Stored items
━━━━━━━━━━━━━━━━━━━━

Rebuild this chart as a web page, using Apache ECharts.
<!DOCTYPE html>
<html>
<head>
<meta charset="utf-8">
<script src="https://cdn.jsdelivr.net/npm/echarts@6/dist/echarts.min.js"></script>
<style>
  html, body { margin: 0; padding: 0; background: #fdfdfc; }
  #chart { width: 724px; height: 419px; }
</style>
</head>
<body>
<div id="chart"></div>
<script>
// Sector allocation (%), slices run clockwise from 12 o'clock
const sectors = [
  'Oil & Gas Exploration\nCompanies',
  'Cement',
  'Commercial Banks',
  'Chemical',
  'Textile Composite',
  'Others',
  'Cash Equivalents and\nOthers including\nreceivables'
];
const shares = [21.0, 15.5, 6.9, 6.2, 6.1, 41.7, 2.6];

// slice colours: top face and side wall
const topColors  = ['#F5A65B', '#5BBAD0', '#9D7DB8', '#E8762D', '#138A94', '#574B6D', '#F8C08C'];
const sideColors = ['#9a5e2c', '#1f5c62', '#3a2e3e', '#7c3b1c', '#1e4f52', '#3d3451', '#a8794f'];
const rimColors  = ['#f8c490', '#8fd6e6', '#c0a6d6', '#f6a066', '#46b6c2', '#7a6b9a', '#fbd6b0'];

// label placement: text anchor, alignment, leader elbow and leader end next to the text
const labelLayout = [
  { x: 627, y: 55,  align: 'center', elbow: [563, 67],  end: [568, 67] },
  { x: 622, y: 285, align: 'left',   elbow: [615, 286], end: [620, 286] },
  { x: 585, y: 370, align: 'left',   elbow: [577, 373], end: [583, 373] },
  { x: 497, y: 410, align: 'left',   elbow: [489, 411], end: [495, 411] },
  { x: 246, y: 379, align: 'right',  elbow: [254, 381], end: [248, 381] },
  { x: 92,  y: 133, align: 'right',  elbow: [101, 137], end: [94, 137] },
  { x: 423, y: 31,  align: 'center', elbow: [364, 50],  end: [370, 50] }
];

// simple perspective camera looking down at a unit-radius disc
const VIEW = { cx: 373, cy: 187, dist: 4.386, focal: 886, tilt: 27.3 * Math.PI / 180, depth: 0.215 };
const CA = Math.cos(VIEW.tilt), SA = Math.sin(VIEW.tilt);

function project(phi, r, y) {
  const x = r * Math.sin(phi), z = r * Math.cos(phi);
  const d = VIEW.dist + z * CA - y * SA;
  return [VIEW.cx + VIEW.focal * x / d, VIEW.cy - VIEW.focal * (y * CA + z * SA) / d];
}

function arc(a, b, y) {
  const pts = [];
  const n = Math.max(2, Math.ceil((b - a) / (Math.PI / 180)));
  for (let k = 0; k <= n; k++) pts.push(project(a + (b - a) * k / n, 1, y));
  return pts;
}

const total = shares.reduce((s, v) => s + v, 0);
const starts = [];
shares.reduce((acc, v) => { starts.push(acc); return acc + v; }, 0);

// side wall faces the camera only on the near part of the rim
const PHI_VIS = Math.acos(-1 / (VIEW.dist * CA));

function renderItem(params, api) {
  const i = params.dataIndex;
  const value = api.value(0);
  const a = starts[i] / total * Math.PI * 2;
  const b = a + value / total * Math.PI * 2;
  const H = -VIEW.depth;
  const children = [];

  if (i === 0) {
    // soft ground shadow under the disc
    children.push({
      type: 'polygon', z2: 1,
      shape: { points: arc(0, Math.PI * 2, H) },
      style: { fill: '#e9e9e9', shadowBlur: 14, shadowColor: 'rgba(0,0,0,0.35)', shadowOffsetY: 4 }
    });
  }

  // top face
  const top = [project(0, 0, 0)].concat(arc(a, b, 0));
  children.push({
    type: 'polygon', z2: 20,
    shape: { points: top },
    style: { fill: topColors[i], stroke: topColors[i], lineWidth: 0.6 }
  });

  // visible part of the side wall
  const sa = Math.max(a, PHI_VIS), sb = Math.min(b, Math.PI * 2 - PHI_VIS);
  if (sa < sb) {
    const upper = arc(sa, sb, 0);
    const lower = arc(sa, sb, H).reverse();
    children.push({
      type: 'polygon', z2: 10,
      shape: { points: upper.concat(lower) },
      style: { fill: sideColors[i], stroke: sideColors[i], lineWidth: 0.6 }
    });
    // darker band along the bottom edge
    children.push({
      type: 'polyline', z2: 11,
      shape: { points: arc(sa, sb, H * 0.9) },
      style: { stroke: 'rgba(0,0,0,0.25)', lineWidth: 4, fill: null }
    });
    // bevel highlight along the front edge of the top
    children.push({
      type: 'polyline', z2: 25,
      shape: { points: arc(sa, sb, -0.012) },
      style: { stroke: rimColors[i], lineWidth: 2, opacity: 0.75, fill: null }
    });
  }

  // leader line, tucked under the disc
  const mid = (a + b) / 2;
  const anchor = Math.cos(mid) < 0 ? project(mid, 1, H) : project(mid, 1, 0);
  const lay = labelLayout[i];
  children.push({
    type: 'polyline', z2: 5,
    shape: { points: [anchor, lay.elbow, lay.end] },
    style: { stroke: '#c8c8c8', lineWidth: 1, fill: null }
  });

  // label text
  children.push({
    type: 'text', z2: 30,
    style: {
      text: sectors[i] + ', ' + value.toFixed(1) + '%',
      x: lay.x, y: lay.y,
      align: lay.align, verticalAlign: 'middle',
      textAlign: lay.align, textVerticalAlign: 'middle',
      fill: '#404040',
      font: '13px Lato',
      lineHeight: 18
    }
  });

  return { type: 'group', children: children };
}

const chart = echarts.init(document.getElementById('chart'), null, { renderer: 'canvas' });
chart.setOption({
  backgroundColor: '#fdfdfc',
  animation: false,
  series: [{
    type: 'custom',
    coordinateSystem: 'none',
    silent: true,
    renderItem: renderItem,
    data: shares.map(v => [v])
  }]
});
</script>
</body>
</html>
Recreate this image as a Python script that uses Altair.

━━━━━━━━━━━━━━━━━━━━

Task goal:
Print only the lines from the top of the data above down to the line holding "const shares = [21.0, 15.5, 6.9, 6.2, 6.1, 41.7, 2.6];", inclusive.

Answer to this problem:
Rebuild this chart as a web page, using Apache ECharts.
<!DOCTYPE html>
<html>
<head>
<meta charset="utf-8">
<script src="https://cdn.jsdelivr.net/npm/echarts@6/dist/echarts.min.js"></script>
<style>
  html, body { margin: 0; padding: 0; background: #fdfdfc; }
  #chart { width: 724px; height: 419px; }
</style>
</head>
<body>
<div id="chart"></div>
<script>
// Sector allocation (%), slices run clockwise from 12 o'clock
const sectors = [
  'Oil & Gas Exploration\nCompanies',
  'Cement',
  'Commercial Banks',
  'Chemical',
  'Textile Composite',
  'Others',
  'Cash Equivalents and\nOthers including\nreceivables'
];
const shares = [21.0, 15.5, 6.9, 6.2, 6.1, 41.7, 2.6];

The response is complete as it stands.